■ **Written instruction**
Print the listing from its top line through the line containing "from matplotlib.lines import Line2D", nothing more, and leave out the pictures.
** Start Data for processing **
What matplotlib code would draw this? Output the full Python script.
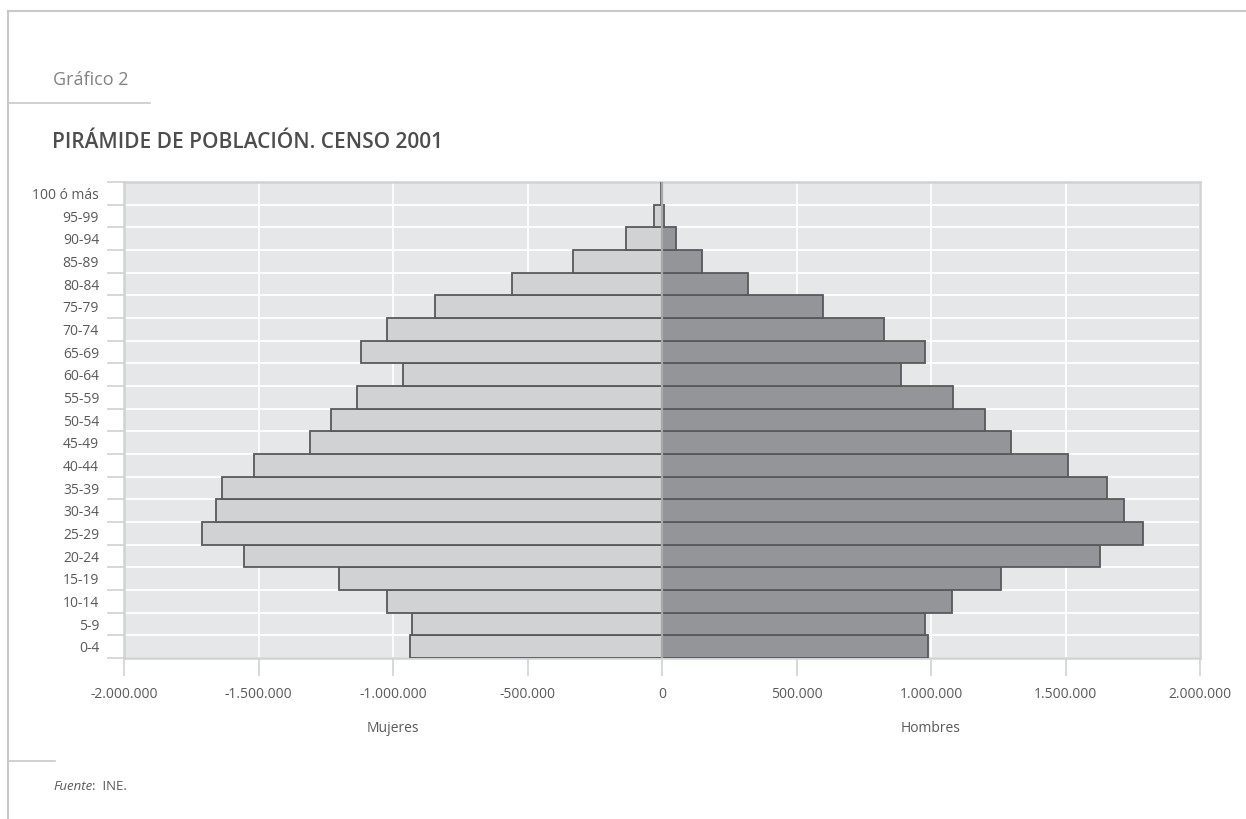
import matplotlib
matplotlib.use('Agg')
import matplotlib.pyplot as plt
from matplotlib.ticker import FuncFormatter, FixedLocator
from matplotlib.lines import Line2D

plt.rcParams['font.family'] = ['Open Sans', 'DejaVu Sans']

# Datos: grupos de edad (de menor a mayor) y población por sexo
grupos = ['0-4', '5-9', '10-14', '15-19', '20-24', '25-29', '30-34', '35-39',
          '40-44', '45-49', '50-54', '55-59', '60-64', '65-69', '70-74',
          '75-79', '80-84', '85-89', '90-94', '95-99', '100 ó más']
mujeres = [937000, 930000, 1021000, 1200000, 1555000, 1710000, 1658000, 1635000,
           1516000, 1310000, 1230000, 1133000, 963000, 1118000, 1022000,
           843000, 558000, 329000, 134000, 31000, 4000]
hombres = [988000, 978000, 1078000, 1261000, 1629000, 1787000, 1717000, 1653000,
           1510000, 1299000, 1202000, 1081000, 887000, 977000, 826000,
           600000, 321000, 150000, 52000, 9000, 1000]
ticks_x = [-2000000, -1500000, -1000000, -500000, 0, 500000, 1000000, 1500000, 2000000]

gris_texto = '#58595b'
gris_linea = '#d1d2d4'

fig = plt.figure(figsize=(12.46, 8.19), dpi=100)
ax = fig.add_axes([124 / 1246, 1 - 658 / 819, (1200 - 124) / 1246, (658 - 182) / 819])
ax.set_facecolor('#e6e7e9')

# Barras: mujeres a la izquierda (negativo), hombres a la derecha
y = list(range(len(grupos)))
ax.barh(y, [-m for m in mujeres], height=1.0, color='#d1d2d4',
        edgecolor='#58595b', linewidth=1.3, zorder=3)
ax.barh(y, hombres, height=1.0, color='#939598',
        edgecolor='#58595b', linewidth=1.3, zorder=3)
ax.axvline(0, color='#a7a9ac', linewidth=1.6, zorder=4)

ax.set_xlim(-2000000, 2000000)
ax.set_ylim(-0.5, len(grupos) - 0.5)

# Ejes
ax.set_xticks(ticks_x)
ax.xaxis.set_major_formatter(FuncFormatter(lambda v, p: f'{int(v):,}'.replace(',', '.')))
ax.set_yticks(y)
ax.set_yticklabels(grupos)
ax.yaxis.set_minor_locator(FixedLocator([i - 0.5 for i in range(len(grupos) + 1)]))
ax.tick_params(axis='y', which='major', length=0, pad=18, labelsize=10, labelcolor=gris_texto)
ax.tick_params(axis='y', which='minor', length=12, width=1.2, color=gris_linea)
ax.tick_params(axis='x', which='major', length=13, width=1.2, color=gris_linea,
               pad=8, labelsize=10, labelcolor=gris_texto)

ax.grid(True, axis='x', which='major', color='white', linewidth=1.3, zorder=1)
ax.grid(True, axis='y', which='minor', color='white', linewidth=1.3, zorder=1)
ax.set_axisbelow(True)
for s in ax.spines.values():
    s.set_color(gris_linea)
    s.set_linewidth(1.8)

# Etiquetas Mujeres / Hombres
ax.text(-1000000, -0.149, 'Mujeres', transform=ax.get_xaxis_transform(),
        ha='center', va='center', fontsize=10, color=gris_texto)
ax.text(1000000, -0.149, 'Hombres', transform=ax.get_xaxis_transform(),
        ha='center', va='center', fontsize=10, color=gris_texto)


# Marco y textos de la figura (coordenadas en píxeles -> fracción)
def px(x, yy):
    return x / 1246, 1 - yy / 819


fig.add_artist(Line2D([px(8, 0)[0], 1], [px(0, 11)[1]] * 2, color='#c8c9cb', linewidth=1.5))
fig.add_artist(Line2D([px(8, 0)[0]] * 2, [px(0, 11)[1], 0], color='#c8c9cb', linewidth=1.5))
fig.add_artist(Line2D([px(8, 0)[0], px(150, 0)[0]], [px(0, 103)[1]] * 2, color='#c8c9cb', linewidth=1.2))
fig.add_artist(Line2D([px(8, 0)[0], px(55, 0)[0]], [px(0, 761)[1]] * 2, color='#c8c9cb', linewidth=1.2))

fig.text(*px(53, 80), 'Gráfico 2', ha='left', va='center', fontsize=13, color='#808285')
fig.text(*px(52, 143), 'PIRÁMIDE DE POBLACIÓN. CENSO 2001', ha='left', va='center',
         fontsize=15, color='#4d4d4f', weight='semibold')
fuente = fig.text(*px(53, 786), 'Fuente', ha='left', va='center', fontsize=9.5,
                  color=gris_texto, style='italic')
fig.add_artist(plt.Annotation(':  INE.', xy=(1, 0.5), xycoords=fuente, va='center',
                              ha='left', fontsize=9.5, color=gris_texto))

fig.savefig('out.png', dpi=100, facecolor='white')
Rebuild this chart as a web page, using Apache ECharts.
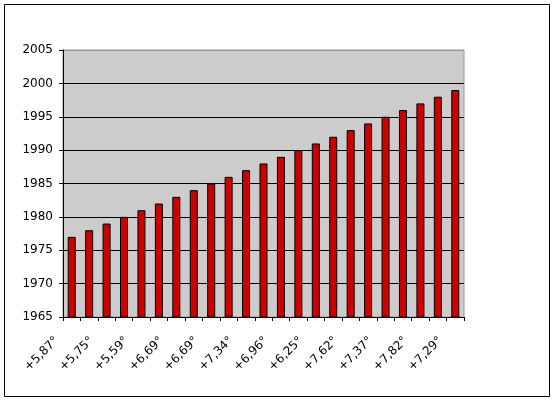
** End Data for processing **
■ **Answer to this exercise**
What matplotlib code would draw this? Output the full Python script.
import matplotlib
matplotlib.use('Agg')
import matplotlib.pyplot as plt
from matplotlib.ticker import FuncFormatter, FixedLocator
from matplotlib.lines import Line2D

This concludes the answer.